**What you need to do**.
Track down every line below that holds "matplotlib" and copy it.

**Data shown**.
________________________
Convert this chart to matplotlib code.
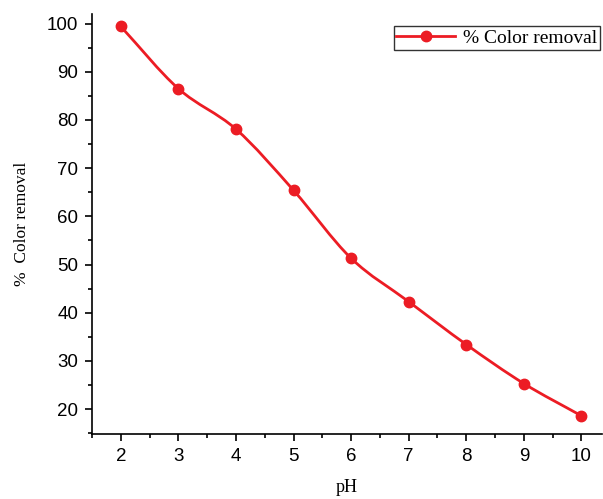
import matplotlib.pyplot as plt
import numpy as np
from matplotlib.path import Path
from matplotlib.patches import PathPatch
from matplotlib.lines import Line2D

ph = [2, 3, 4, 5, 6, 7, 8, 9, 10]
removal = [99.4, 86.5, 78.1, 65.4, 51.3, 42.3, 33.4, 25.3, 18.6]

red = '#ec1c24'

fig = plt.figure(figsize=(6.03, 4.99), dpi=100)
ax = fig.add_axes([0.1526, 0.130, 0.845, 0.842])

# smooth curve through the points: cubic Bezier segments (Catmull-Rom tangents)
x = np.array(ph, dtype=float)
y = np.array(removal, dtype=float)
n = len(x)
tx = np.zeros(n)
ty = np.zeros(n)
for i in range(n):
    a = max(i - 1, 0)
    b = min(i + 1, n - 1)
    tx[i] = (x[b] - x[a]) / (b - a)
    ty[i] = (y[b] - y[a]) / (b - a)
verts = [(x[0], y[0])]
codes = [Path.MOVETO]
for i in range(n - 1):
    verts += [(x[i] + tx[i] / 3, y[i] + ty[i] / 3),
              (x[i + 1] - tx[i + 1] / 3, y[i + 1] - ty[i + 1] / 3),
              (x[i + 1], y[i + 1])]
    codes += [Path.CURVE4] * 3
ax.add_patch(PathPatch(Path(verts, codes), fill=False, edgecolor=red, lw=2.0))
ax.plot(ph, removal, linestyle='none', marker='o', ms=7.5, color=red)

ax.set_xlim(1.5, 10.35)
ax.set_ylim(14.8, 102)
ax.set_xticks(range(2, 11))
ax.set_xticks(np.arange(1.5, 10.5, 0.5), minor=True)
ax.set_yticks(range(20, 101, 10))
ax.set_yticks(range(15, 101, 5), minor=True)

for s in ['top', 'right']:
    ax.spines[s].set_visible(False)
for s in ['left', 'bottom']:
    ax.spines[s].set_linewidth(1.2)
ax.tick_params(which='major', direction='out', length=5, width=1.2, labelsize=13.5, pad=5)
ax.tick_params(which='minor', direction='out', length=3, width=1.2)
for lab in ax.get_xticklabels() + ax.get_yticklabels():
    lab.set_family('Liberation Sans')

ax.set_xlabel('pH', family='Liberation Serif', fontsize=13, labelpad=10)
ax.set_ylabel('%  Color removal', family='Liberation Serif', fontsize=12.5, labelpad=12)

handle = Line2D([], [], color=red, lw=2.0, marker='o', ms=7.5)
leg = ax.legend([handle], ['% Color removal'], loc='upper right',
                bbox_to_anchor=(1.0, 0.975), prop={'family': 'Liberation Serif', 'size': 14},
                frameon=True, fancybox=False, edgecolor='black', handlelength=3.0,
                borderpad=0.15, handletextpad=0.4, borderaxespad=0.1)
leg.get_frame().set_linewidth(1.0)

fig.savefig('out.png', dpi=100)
________________________
**Correct answer**.
Convert this chart to matplotlib code.
import matplotlib.pyplot as plt
from matplotlib.path import Path
from matplotlib.patches import PathPatch
from matplotlib.lines import Line2D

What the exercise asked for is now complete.